··· DATA SHOWN

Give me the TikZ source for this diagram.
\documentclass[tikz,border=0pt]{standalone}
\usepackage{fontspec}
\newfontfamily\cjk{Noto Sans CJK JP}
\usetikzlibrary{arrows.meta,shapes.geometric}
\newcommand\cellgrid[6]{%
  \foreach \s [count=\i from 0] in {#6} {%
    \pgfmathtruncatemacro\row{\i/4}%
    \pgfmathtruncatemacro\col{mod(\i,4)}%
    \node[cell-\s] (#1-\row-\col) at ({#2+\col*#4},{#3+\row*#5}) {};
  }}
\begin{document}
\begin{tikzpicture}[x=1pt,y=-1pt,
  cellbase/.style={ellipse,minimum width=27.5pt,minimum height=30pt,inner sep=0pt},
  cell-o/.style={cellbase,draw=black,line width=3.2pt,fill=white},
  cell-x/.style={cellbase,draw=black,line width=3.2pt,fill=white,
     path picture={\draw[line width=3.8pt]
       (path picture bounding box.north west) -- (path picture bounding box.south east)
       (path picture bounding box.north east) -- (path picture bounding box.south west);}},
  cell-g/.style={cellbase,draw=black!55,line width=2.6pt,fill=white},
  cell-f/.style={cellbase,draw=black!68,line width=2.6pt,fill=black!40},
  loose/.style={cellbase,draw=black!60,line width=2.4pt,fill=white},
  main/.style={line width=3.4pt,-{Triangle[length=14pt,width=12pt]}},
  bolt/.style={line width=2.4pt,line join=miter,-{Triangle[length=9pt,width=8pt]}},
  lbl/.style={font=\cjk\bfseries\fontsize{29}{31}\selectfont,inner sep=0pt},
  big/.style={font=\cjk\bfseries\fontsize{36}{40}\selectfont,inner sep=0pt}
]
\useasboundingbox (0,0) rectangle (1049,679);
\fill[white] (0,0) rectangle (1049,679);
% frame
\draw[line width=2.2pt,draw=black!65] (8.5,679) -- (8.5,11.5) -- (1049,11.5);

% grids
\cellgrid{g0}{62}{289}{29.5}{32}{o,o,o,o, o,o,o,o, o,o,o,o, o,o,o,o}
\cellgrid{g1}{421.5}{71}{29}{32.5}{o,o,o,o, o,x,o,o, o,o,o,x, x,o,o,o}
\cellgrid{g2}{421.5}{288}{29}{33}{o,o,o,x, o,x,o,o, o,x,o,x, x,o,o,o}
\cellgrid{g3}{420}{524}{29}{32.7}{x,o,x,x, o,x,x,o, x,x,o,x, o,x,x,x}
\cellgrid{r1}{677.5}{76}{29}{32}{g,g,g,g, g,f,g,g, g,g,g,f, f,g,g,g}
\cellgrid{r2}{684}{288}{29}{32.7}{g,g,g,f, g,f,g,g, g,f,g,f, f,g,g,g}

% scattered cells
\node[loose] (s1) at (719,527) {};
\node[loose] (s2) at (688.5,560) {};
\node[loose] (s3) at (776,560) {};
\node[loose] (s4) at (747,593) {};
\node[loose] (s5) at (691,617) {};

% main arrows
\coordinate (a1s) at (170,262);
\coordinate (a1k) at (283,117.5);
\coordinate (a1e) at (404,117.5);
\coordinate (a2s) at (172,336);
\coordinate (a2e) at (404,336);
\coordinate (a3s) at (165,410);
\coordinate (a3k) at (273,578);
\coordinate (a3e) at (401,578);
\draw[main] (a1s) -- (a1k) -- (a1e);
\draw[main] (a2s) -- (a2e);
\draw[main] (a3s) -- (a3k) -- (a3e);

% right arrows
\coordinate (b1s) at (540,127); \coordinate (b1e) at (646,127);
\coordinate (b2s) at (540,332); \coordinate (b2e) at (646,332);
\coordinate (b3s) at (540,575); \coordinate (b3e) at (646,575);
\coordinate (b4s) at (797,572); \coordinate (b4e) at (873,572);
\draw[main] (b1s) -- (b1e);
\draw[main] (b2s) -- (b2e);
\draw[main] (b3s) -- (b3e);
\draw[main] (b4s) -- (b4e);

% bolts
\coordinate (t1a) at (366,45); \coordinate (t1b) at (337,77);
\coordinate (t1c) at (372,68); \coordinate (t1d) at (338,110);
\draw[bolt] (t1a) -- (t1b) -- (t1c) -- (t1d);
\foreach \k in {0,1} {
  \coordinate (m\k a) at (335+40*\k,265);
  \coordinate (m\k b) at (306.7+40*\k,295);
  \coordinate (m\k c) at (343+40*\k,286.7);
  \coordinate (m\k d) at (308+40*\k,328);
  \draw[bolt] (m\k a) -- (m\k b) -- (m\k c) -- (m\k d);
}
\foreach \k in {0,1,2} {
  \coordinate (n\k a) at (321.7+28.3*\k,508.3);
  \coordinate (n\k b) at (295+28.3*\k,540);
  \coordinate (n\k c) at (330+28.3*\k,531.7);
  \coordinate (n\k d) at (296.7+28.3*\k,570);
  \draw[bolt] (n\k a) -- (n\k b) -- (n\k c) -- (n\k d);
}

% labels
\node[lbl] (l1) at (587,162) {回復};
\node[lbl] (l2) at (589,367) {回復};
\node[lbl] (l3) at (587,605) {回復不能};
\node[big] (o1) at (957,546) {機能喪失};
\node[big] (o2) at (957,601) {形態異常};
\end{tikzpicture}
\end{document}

······

Reproduce all the data word for word.

SOLUTION TO THE EXERCISE:
Give me the TikZ source for this diagram.
\documentclass[tikz,border=0pt]{standalone}
\usepackage{fontspec}
\newfontfamily\cjk{Noto Sans CJK JP}
\usetikzlibrary{arrows.meta,shapes.geometric}
\newcommand\cellgrid[6]{%
  \foreach \s [count=\i from 0] in {#6} {%
    \pgfmathtruncatemacro\row{\i/4}%
    \pgfmathtruncatemacro\col{mod(\i,4)}%
    \node[cell-\s] (#1-\row-\col) at ({#2+\col*#4},{#3+\row*#5}) {};
  }}
\begin{document}
\begin{tikzpicture}[x=1pt,y=-1pt,
  cellbase/.style={ellipse,minimum width=27.5pt,minimum height=30pt,inner sep=0pt},
  cell-o/.style={cellbase,draw=black,line width=3.2pt,fill=white},
  cell-x/.style={cellbase,draw=black,line width=3.2pt,fill=white,
     path picture={\draw[line width=3.8pt]
       (path picture bounding box.north west) -- (path picture bounding box.south east)
       (path picture bounding box.north east) -- (path picture bounding box.south west);}},
  cell-g/.style={cellbase,draw=black!55,line width=2.6pt,fill=white},
  cell-f/.style={cellbase,draw=black!68,line width=2.6pt,fill=black!40},
  loose/.style={cellbase,draw=black!60,line width=2.4pt,fill=white},
  main/.style={line width=3.4pt,-{Triangle[length=14pt,width=12pt]}},
  bolt/.style={line width=2.4pt,line join=miter,-{Triangle[length=9pt,width=8pt]}},
  lbl/.style={font=\cjk\bfseries\fontsize{29}{31}\selectfont,inner sep=0pt},
  big/.style={font=\cjk\bfseries\fontsize{36}{40}\selectfont,inner sep=0pt}
]
\useasboundingbox (0,0) rectangle (1049,679);
\fill[white] (0,0) rectangle (1049,679);
% frame
\draw[line width=2.2pt,draw=black!65] (8.5,679) -- (8.5,11.5) -- (1049,11.5);

% grids
\cellgrid{g0}{62}{289}{29.5}{32}{o,o,o,o, o,o,o,o, o,o,o,o, o,o,o,o}
\cellgrid{g1}{421.5}{71}{29}{32.5}{o,o,o,o, o,x,o,o, o,o,o,x, x,o,o,o}
\cellgrid{g2}{421.5}{288}{29}{33}{o,o,o,x, o,x,o,o, o,x,o,x, x,o,o,o}
\cellgrid{g3}{420}{524}{29}{32.7}{x,o,x,x, o,x,x,o, x,x,o,x, o,x,x,x}
\cellgrid{r1}{677.5}{76}{29}{32}{g,g,g,g, g,f,g,g, g,g,g,f, f,g,g,g}
\cellgrid{r2}{684}{288}{29}{32.7}{g,g,g,f, g,f,g,g, g,f,g,f, f,g,g,g}

% scattered cells
\node[loose] (s1) at (719,527) {};
\node[loose] (s2) at (688.5,560) {};
\node[loose] (s3) at (776,560) {};
\node[loose] (s4) at (747,593) {};
\node[loose] (s5) at (691,617) {};

% main arrows
\coordinate (a1s) at (170,262);
\coordinate (a1k) at (283,117.5);
\coordinate (a1e) at (404,117.5);
\coordinate (a2s) at (172,336);
\coordinate (a2e) at (404,336);
\coordinate (a3s) at (165,410);
\coordinate (a3k) at (273,578);
\coordinate (a3e) at (401,578);
\draw[main] (a1s) -- (a1k) -- (a1e);
\draw[main] (a2s) -- (a2e);
\draw[main] (a3s) -- (a3k) -- (a3e);

% right arrows
\coordinate (b1s) at (540,127); \coordinate (b1e) at (646,127);
\coordinate (b2s) at (540,332); \coordinate (b2e) at (646,332);
\coordinate (b3s) at (540,575); \coordinate (b3e) at (646,575);
\coordinate (b4s) at (797,572); \coordinate (b4e) at (873,572);
\draw[main] (b1s) -- (b1e);
\draw[main] (b2s) -- (b2e);
\draw[main] (b3s) -- (b3e);
\draw[main] (b4s) -- (b4e);

% bolts
\coordinate (t1a) at (366,45); \coordinate (t1b) at (337,77);
\coordinate (t1c) at (372,68); \coordinate (t1d) at (338,110);
\draw[bolt] (t1a) -- (t1b) -- (t1c) -- (t1d);
\foreach \k in {0,1} {
  \coordinate (m\k a) at (335+40*\k,265);
  \coordinate (m\k b) at (306.7+40*\k,295);
  \coordinate (m\k c) at (343+40*\k,286.7);
  \coordinate (m\k d) at (308+40*\k,328);
  \draw[bolt] (m\k a) -- (m\k b) -- (m\k c) -- (m\k d);
}
\foreach \k in {0,1,2} {
  \coordinate (n\k a) at (321.7+28.3*\k,508.3);
  \coordinate (n\k b) at (295+28.3*\k,540);
  \coordinate (n\k c) at (330+28.3*\k,531.7);
  \coordinate (n\k d) at (296.7+28.3*\k,570);
  \draw[bolt] (n\k a) -- (n\k b) -- (n\k c) -- (n\k d);
}

% labels
\node[lbl] (l1) at (587,162) {回復};
\node[lbl] (l2) at (589,367) {回復};
\node[lbl] (l3) at (587,605) {回復不能};
\node[big] (o1) at (957,546) {機能喪失};
\node[big] (o2) at (957,601) {形態異常};
\end{tikzpicture}
\end{document}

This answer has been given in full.